I heartily disagree with all the attempts to downplay the brilliance of the sleep sort algorithm. Many of you have missed the important point that while traditional sorting algorithms can only utilize one core, sleep sort has the capacity to use the full power of a massively parallel execution environment.
Given that you need nearly no computing in each of the threads, you can implement them using low-power CPUs, so this is in fact a GREEN COMPUTING algorithm.
Oh, and did I mention that the algorithm can also run inside a cloud...?
One should know that it is the timer scheduler of the kernel which ends up doing the sorting. With Linux, this is probably a red-black tree[1], so performance of sleep sort (when it works) is O(n *log(n)).
I remember a few years ago, I hacked up the Wine source code so some skiing game would run at half speed. It totally worked :) It was even simpler than fluxcapacitor since you don't need to hook anything but just change the implementation of some time related functions.
Pardon the shameless plug, but I've recently used a similarly unorthodox approach for replacing the heap inside Dijkstra's algorithm, and got a speedup - I use an array indexed by the vertices' current distances, and scan it from start to finish.

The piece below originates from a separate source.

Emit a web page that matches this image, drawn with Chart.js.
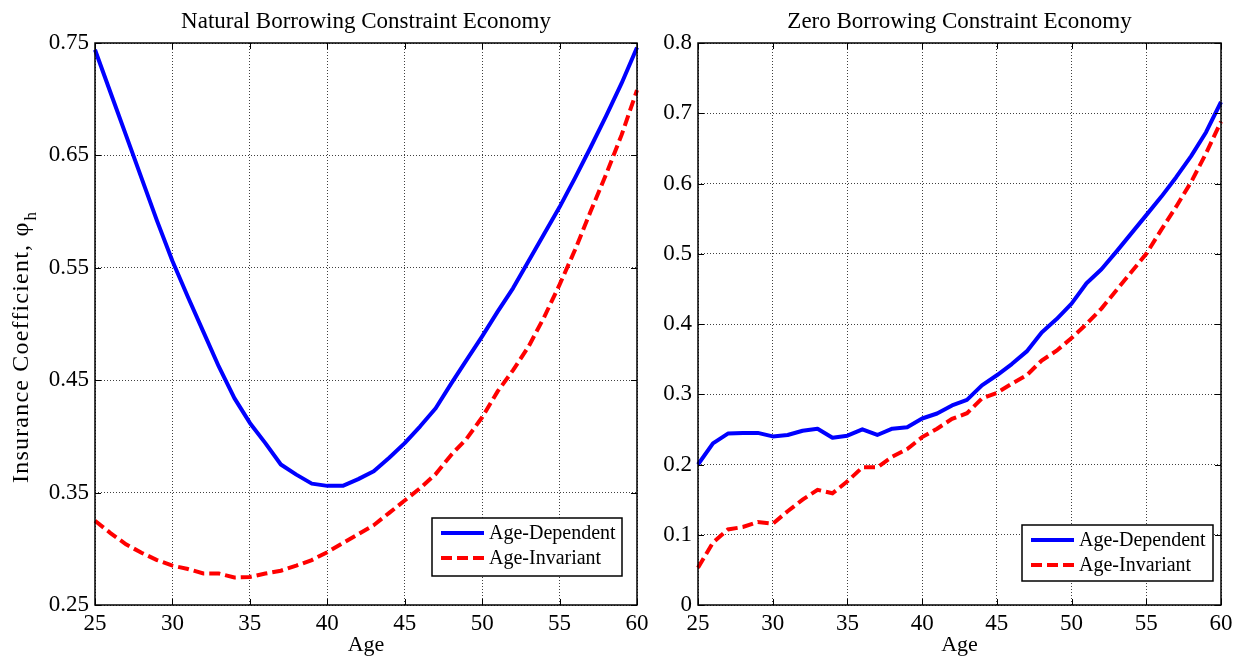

A paper is currently making the rounds, would love to hear feedback:
For the record, in that thread, there are implementations in Bash, Erlang, Haskell (I think), Perl, C, and Racket. It also is interspersed with entertaining banter and unentertaining racism. So, basically, a more caustic more technical less orderly version of HN. Think about that.

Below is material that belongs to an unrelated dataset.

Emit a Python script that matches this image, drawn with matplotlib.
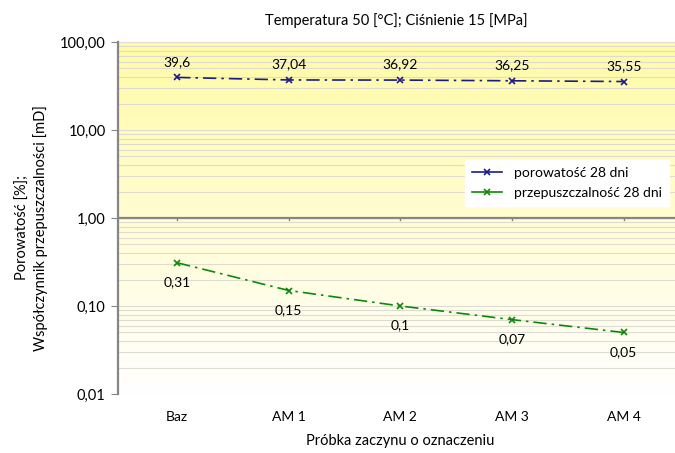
import numpy as np
import matplotlib
matplotlib.use("Agg")
import matplotlib.pyplot as plt
from matplotlib.ticker import FixedLocator, LogLocator, NullFormatter

plt.rcParams['font.family'] = ['Lato', 'DejaVu Sans']

# dane
categories = ["Baz", "AM 1", "AM 2", "AM 3", "AM 4"]
porowatosc = [39.6, 37.04, 36.92, 36.25, 35.55]
przepuszczalnosc = [0.31, 0.15, 0.1, 0.07, 0.05]
por_labels = ["39,6", "37,04", "36,92", "36,25", "35,55"]
prz_labels = ["0,31", "0,15", "0,1", "0,07", "0,05"]
yticks = [0.01, 0.1, 1, 10, 100]
ytick_labels = ["0,01", "0,10", "1,00", "10,00", "100,00"]

W, H = 675, 453
fig = plt.figure(figsize=(W / 100, H / 100), dpi=100)
ax = fig.add_axes([118 / W, 1 - 394 / H, 1 - 118 / W, (394 - 42) / H])

x = np.arange(len(categories))
ax.set_yscale("log")
ax.set_ylim(0.01, 100)
ax.set_xlim(-0.53, 4.46)

# tło z gradientem (żółty -> biały)
grad = np.linspace(0, 1, 256).reshape(-1, 1)
top = np.array([255, 251, 165]) / 255
bot = np.array([255, 255, 255]) / 255
img = bot + (top - bot) * grad[..., None]
ax.imshow(img, extent=[0, 1, 0, 1], transform=ax.transAxes, origin="lower",
          aspect="auto", zorder=0)

# siatka
ax.yaxis.set_major_locator(FixedLocator(yticks))
ax.yaxis.set_minor_locator(LogLocator(base=10, subs=np.arange(2, 10)))
ax.yaxis.set_minor_formatter(NullFormatter())
ax.grid(True, which="both", axis="y", color="#dedcd2", lw=0.8, zorder=1)
ax.set_axisbelow(True)

# oś X przecina przy 1
ax.axhline(1, color="#868686", lw=1.6, zorder=2)
for xi in x:
    ax.plot([xi, xi], [1, 0.94], color="#868686", lw=1, zorder=2)

ax.plot(x, porowatosc, color="#1a1a8c", ls=(0, (8, 3, 1.5, 3)), lw=1.2,
        marker="x", ms=5, mew=1.2, label="porowatość 28 dni", zorder=3)
ax.plot(x, przepuszczalnosc, color="#0a8a0a", ls=(0, (8, 3, 1.5, 3)), lw=1.2,
        marker="x", ms=5, mew=1.2, label="przepuszczalność 28 dni", zorder=3)

for xi, v, t in zip(x, porowatosc, por_labels):
    ax.annotate(t, (xi, v), xytext=(0, 7), textcoords="offset points",
                ha="center", va="bottom", fontsize=10)
for xi, v, t in zip(x, przepuszczalnosc, prz_labels):
    ax.annotate(t, (xi, v), xytext=(0, -9.5), textcoords="offset points",
                ha="center", va="top", fontsize=10)

ax.set_yticks(yticks)
ax.set_yticklabels(ytick_labels, fontsize=10.5)
ax.set_xticks(x)
ax.set_xticklabels(categories, fontsize=10)
ax.tick_params(axis="x", length=0, pad=12)
ax.tick_params(axis="y", which="major", length=5, color="#868686", pad=4)
ax.tick_params(axis="y", which="minor", length=0)

for s in ["top", "right", "bottom"]:
    ax.spines[s].set_visible(False)
ax.spines["left"].set_color("#868686")
ax.spines["left"].set_linewidth(1.6)

ax.set_title("Temperatura 50 [°C]; Ciśnienie 15 [MPa]", fontsize=10.5, pad=12)
fig.text(400 / W, 1 - 441 / H, "Próbka zaczynu o oznaczeniu", fontsize=10.5,
         ha="center", va="center")
fig.text(32 / W, 1 - 228 / H, "Porowatość [%];\nWspółczynnik przepuszczalności [mD]",
         fontsize=10.5, rotation=90, ha="center", va="center", multialignment="center")

leg = ax.legend(loc="upper left", bbox_to_anchor=((458 - 118) / (W - 118), 1 - (153 - 42) / 352),
                fontsize=10, frameon=True, fancybox=False, edgecolor="white",
                framealpha=1, handlelength=2.2, borderpad=0.5, labelspacing=0.6)
for h in leg.legend_handles:
    h.set_linestyle("-")

fig.savefig("out.png", dpi=100)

There's a reason 4chan should be considered a national...maybe not treasure, but it's pretty awesome.
var input = [5, 3, 6, 3, 6, 3, 1, 4, 7];
var timeAxis = [];
// Put every element to the corresponding time point.
// Time point would hold an array, as we can have
// equal elements.
for (var i = 0; i < input.length; i++) {
elem = input[i];
timeAxis[elem] = [elem].concat(timeAxis[elem] || []);
}
// skip all empty (UNDEFINED) time points
// and contact all the arrays:
var sorted = timeAxis.reduce(function (accum, cur) {
return cur ? accum.concat(cur) : accum},
[]);
console.log(sorted)
My favorite is spaghetti sort. Make one spaghetti straw per item that is as long as the value of the item. Then take all spaghettis in your hand and put them against a flat surface. Remove the longest one and keep doing that. :)
The comparison function is a game of Rock Paper Scissors with the winner being given the 'greater than' position. Games proceed until all items are in sorted order :)
I don't know Perl, so I rewrote it in Python in an attempt to understand what's going on: [link redacted]
I'm not storing key,value pairs for elements that don't exist (not sure what the Perl code's doing), so it shouldn't be too bad in terms of space used.
First of all, there are quite a few linear time sorting algorithms. Radix, pigeonhole, and counting sort are all linear time sorting algorithms. The popular result that any comparison-based sorting algorithm works in O(n log n) applies _specifically_ to comparison-based sorting algorithms, and not those like the above. So, even if you ignore the underlying mechanics of the OS scheduler and assume sleep works "perfectly", the result would not that unusual.
Second off, in the comments there appears to be considerable time worrying about the technicalities of the scheduler, the nondeterministic nature of sleep, and so on, and whether this really implies linear time bound. IMHO these are not worth worrying about because we already have linear time sorting algorithms. It's fine to assume the scheduler adds no significant asymptotic cost here, even if we know differently.
Third off, remember that all of these sorting bounds assume machines of the Von Neumann architecture. In particular, this model assumes constant time memory and constant time comparison operations. In cases where you're comparing really big numbers, these bounds get worse. This is easy to forget, but worth remembering just since we're on the subject anyway.